Alwanza dot net homepage link

Alwanza.net Soft Skills -> IT Task Ownership

Taking Ownership as a Working Style:

What does "taking ownership" mean?

  1. Declare your intention to do the work.  Let your teammates, manager, and whoever assigned the work know that you have accepted the task and when you will start to work on it.  Sometimes this just means accepting a ticket in a queue.  How it is assigned will determine how you should communicate that you are accepting the work.  This helps to avoid confusion about whose task it is and duplication of effort.  It also lets your boss and your coworkers know that you are working on an assigned task so that if they have more work for you they can assess if the other work is more or less important or urgent than the task you currently have.

  2. Document any part of the work that is difficult or not standard knowledge for your role or nonstandard in its implementation.  Post it where your team can access it.   This improves the knowledge base of your team and saves time when the process needs to be repeated.

  3. Provide status updates to management and your team at regular intervals.  If your task stretches over a day or two, keep your teammates apprised of your work, particularly if it impacts their work.  This reassures your managers and your team that you are being diligent and that they can depend on you.  It also helps them to evaluate when they will be able to start their tasks for which yours is a prerequisite.

  4. Communicate any difficulties or blocking issues that are preventing you from completing your work.  Holler if you need help.  Sometimes you may be assigned something that you don't know how to do.  You can still "take ownership" of the task if you can get help with the part you don't know.  When something is assigned to you that you don't know how to do, it is your responsiblity to say you don't know how to do it and to determine if you can figure it out (read documentation, try some tests, then do it) or get a teammate's help or guidance, and continue to do the parts that you can do until the project is complete.

  5. Validate your work.  The task isn't really complete until it is tested and the solution is found to work.  If there is any way to test your work, do that before you consider it done.

  6. Communicate when the project is complete.  Make sure your coworkers and managers know you are available for the next assignment (or can start on the next task if it has already been assigned).  This also lets your coworkers know they can proceed with their work for which yours was a prerequisite.

  7. After participating in any maintenance or upgrade, make yourself available in case some related issues cause errors.

  8. Consider ramifications and related issues.  If you were working on an outage or an issue that might also exist elsewhere or may be related to another issue do not consider completing your one little assigned portion, "good enough".  Take time to think about what issues might be related to the task you completed.  Even if they are outside your assigned tasks, report back to your team about your findings.

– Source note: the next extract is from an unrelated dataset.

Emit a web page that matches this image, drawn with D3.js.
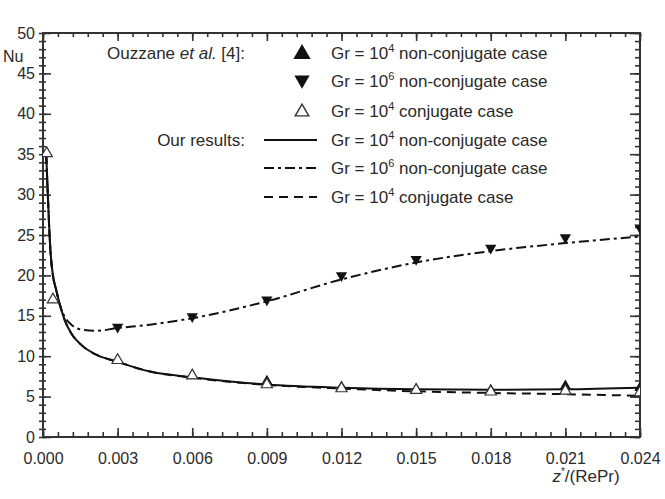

  9. Give credit where credit is due.  If someone helped you complete your task, make sure you acknowledge that person's effort.  He/she will be more likely to help you again when the appreciation is acknowledged.

  10. If there is some reason that you will be unable to complete the task, or unable to fulfill your deadline or original estimate of completion time, let your managers and teammates know, and let them know as soon as you know.  That way if the task is urgent, it can be reassigned, or the estimated time of completion can be reevaluated and whatever adjustments need to be made can be made.